The fixtures illustrate the calculator's three mechanical solve modes. They do not show what a lender will disclose, approve, collect at closing, charge for PMI, require for reserves, or treat as verified funds.
What this formula does not include
- The result is not a Loan Estimate, Closing Disclosure, legal cash-to-close figure, mortgage approval, underwriting result, lender quote, PMI premium, assistance-program eligibility result, tax answer, legal conclusion, or personalised mortgage advice.
- Closing costs are simplified to either a single percentage of home price or a fixed amount. The calculator does not itemize origination charges, discount points, lender credits, seller credits, earnest money, prepaid interest, escrow reserves, title fees, appraisal fees, inspection costs, transfer taxes, recording fees, mortgage-insurance premiums, assistance funds, or cash-to-close adjustments.
- The monthly payment output is principal and interest only. It excludes property taxes, homeowners insurance, PMI premiums, HOA dues, escrow deposits, utilities, repairs, maintenance, and other housing costs.

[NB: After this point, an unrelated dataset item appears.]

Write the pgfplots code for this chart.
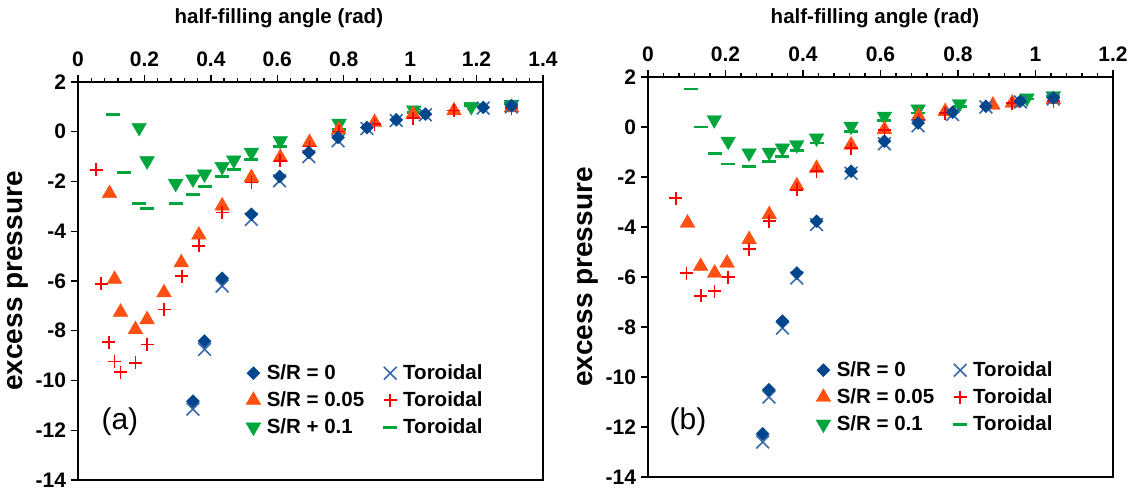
\documentclass[border=0pt]{standalone}
\usepackage{pgfplots}
\pgfplotsset{compat=1.18}
\usepackage{fontspec}
\setmainfont{Liberation Sans}
\definecolor{cblue}{RGB}{0,70,140}
\definecolor{cxblue}{RGB}{55,105,170}
\definecolor{corange}{RGB}{255,80,20}
\definecolor{cred}{RGB}{255,0,0}
\definecolor{cgreen}{RGB}{0,165,60}
\newcommand{\tfont}{\fontsize{20.5bp}{24bp}\selectfont\bfseries}
\newcommand{\kfont}{\fontsize{21bp}{24bp}\selectfont\bfseries}
\newcommand{\yfont}{\fontsize{28bp}{32bp}\selectfont\bfseries}
\pgfplotsset{
  legend image code/.code={\draw[#1, mark repeat=2, mark phase=2] plot coordinates {(0bp,0bp)(6bp,0bp)(12bp,0bp)};},
  panel/.style={
    scale only axis, width=465bp,
    xmin=0, ymin=-14, ymax=2,
    axis line style={line width=2.6bp},
    every tick/.style={black, line width=1.4bp},
    major tick length=7bp, minor tick length=4bp,
    tick align=outside,
    xtick pos=upper, xticklabel pos=upper, ytick pos=left,
    minor x tick num=4,
    ytick={-14,-12,-10,-8,-6,-4,-2,0,2},
    /pgf/number format/assume math mode=true,
    ticklabel style={font=\kfont},
    xlabel style={font=\tfont},
    ylabel style={font=\yfont},
    xticklabel shift=5bp, yticklabel shift=1.5bp,
    ylabel={excess pressure},
    xlabel={half-filling angle (rad)},
    legend columns=2,
    legend cell align=left,
    legend style={draw=none, fill=none, font=\tfont, anchor=north west, inner sep=0pt,
      row sep=7bp,
      nodes={inner xsep=6bp, inner ysep=2bp, text height=14bp, text depth=2bp},
      /tikz/column 2/.style={column sep=13bp}},
  },
  sdia/.style={only marks, color=cblue, mark=square*, mark size=4.6bp, mark options={rotate=45, draw=cblue, fill=cblue}},
  sx/.style={only marks, color=cxblue, mark=x, mark size=9bp, mark options={line width=1.6bp}},
  stri/.style={only marks, color=corange, mark=triangle*, mark size=8.5bp, mark options={draw=corange, fill=corange}},
  splus/.style={only marks, color=cred, mark=+, mark size=6.5bp, mark options={line width=1.6bp}},
  sdown/.style={only marks, color=cgreen, mark=triangle*, mark size=8.5bp, mark options={rotate=180, draw=cgreen, fill=cgreen}},
  sdash/.style={only marks, color=cgreen, mark=-, mark size=7bp, mark options={line width=2.8bp}},
}
\begin{document}
\begin{tikzpicture}
% ---------------- panel (a)
\begin{axis}[panel, at={(78bp,-480bp)}, anchor=south west, height=398bp, xmax=1.4,
  xtick={0,0.2,0.4,0.6,0.8,1,1.2,1.4},
  legend style={at={(0.361,0.294)}},
  xlabel style={at={(axis description cs:0.432,1.161)}, anchor=center},
  ylabel style={at={(axis description cs:-0.129,0.5)}, anchor=center}]
\addlegendimage{sdia}\addlegendentry{S/R = 0}
\addlegendimage{sx}\addlegendentry{Toroidal}
\addlegendimage{stri}\addlegendentry{S/R = 0.05}
\addlegendimage{splus}\addlegendentry{Toroidal}
\addlegendimage{sdown}\addlegendentry{S/R + 0.1}
\addlegendimage{sdash}\addlegendentry{Toroidal}
\addplot[sdown, forget plot] coordinates {
(0.184,0.17)(0.208,-1.17)(0.294,-2.08)(0.346,-1.90)(0.381,-1.70)(0.434,-1.40)
(0.469,-1.14)(0.522,-0.83)(0.609,-0.36)(0.786,0.34)(1.011,0.87)(1.184,1.01)(1.305,1.10)};
\addplot[sdash, forget plot] coordinates {
(0.105,0.68)(0.138,-1.64)(0.184,-2.89)(0.208,-3.07)(0.294,-2.89)(0.346,-2.51)
(0.381,-2.21)(0.434,-1.80)(0.469,-1.53)(0.522,-1.13)(0.609,-0.60)(0.786,0.10)
(1.011,0.78)(1.184,1.05)(1.305,1.15)};
\addplot[stri, forget plot] coordinates {
(0.095,-2.48)(0.110,-5.93)(0.128,-7.25)(0.173,-7.95)(0.208,-7.55)(0.259,-6.47)
(0.311,-5.26)(0.364,-4.15)(0.434,-2.98)(0.522,-1.84)(0.609,-1.03)(0.697,-0.43)
(0.785,0.08)(0.893,0.38)(1.009,0.70)(1.132,0.85)(1.305,0.97)};
\addplot[splus, forget plot] coordinates {
(0.055,-1.53)(0.070,-6.11)(0.093,-8.46)(0.110,-9.23)(0.128,-9.66)(0.173,-9.29)
(0.208,-8.55)(0.259,-7.14)(0.313,-5.80)(0.364,-4.59)(0.434,-3.25)(0.522,-2.04)
(0.609,-1.17)(0.697,-0.60)(0.785,0.01)(0.893,0.31)(1.009,0.55)(1.132,0.85)(1.305,0.95)};
\addplot[sx, forget plot] coordinates {
(1.305,1.00)(1.220,0.95)(1.046,0.68)(0.958,0.45)(0.870,0.13)(0.783,-0.36)
(0.695,-1.00)(0.607,-1.97)(0.522,-3.52)(0.434,-6.20)(0.381,-8.75)(0.346,-11.15)};
\addplot[sdia, forget plot] coordinates {
(1.305,1.05)(1.220,0.98)(1.046,0.71)(0.958,0.48)(0.870,0.17)(0.783,-0.23)
(0.695,-0.83)(0.607,-1.80)(0.522,-3.32)(0.434,-5.89)(0.381,-8.42)(0.346,-10.83)};
\node[font=\fontsize{30bp}{34bp}\selectfont] at (rel axis cs:0.090,0.146) {(a)};
\end{axis}
% ---------------- panel (b)
\begin{axis}[panel, at={(648bp,-477bp)}, anchor=south west, height=400bp, xmax=1.2,
  xtick={0,0.2,0.4,0.6,0.8,1,1.2},
  legend style={at={(0.361,0.2925)}},
  xlabel style={at={(axis description cs:0.488,1.148)}, anchor=center},
  ylabel style={at={(axis description cs:-0.129,0.5)}, anchor=center}]
\addlegendimage{sdia}\addlegendentry{S/R = 0}
\addlegendimage{sx}\addlegendentry{Toroidal}
\addlegendimage{stri}\addlegendentry{S/R = 0.05}
\addlegendimage{splus}\addlegendentry{Toroidal}
\addlegendimage{sdown}\addlegendentry{S/R = 0.1}
\addlegendimage{sdash}\addlegendentry{Toroidal}
\addplot[sdown, forget plot] coordinates {
(0.171,0.29)(0.207,-0.57)(0.261,-1.04)(0.313,-1.01)(0.347,-0.84)(0.384,-0.71)
(0.435,-0.44)(0.524,0.03)(0.610,0.43)(0.697,0.72)(0.804,0.93)(0.978,1.16)(1.046,1.25)};
\addplot[sdash, forget plot] coordinates {
(0.112,1.52)(0.138,0.00)(0.172,-1.07)(0.207,-1.48)(0.261,-1.57)(0.313,-1.37)
(0.347,-1.17)(0.384,-0.93)(0.435,-0.64)(0.524,-0.17)(0.610,0.25)(0.697,0.56)
(0.804,0.83)(0.978,1.12)(1.046,1.23)};
\addplot[stri, forget plot] coordinates {
(0.102,-3.84)(0.136,-5.57)(0.172,-5.84)(0.204,-5.44)(0.261,-4.50)(0.313,-3.50)
(0.384,-2.35)(0.435,-1.65)(0.524,-0.72)(0.610,-0.10)(0.698,0.43)(0.767,0.62)
(0.890,0.88)(0.940,0.96)(1.046,1.10)};
\addplot[splus, forget plot] coordinates {
(0.072,-2.84)(0.099,-5.84)(0.136,-6.75)(0.172,-6.57)(0.207,-6.01)(0.261,-4.88)
(0.313,-3.77)(0.384,-2.51)(0.435,-1.77)(0.524,-0.84)(0.610,-0.13)(0.698,0.29)
(0.767,0.56)(0.940,0.96)(1.046,1.03)};
\addplot[sx, forget plot] coordinates {
(1.046,1.12)(0.961,1.00)(0.872,0.80)(0.786,0.50)(0.697,0.05)(0.610,-0.67)
(0.524,-1.85)(0.435,-3.90)(0.384,-6.04)(0.347,-8.04)(0.312,-10.80)(0.296,-12.60)};
\addplot[sdia, forget plot] coordinates {
(1.046,1.16)(0.961,1.03)(0.872,0.83)(0.786,0.59)(0.697,0.16)(0.610,-0.57)
(0.524,-1.77)(0.435,-3.77)(0.384,-5.84)(0.347,-7.77)(0.312,-10.51)(0.296,-12.27)};
\node[font=\fontsize{30bp}{34bp}\selectfont] at (rel axis cs:0.086,0.1375) {(b)};
\end{axis}
\pgfresetboundingbox
\path (0,0) rectangle (1131bp,-493bp);
\end{tikzpicture}
\end{document}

- The PMI notice is a simplified below-20-percent branch. It is not a conventional PMI premium, FHA MIP, VA funding fee, USDA guarantee fee, jumbo-loan rule, lender overlay, cancellation schedule, or mortgage-insurance eligibility determination.
- The annual interest-rate input is divided by 12 for payment math. It is not a legal APR, rate lock, finance-charge disclosure, or lender pricing offer.
- When fixed closing costs are selected with 0 percent down in home-price mode, the app returns 0 because there is no positive down-payment ratio to solve a unique home price from cash.
- Currency outputs are rounded for display after full-precision calculations, so hand calculations that round each intermediate step can differ by a few cents.
- Scoped independent comparator checks and package fixtures cover the three solve modes. Named comparator evidence stays in internal validation artifacts and is not a public source for mortgage disclosures, product terms, PMI rules, or official closing figures.
- The result is educational only and does not constitute financial, tax, legal, lending, mortgage, insurance, consumer-rights, regulatory, housing, or personalised advice.
Terms used in this calculator
- Upfront cash available
- The cash amount the app treats as available for down payment and selected closing costs. It is not the same as verified funds, reserves, or the official cash-to-close figure on a lender document.
- Cash needed
- The modeled down payment plus the selected closing-cost assumption. Real cash to close can include additional credits, deposits, prepaid items, escrow amounts, and settlement charges.
- PMI notice
- A simplified message based on whether the modeled down payment is below 20 percent. It is not a real mortgage-insurance quote, cancellation analysis, or loan-program eligibility decision.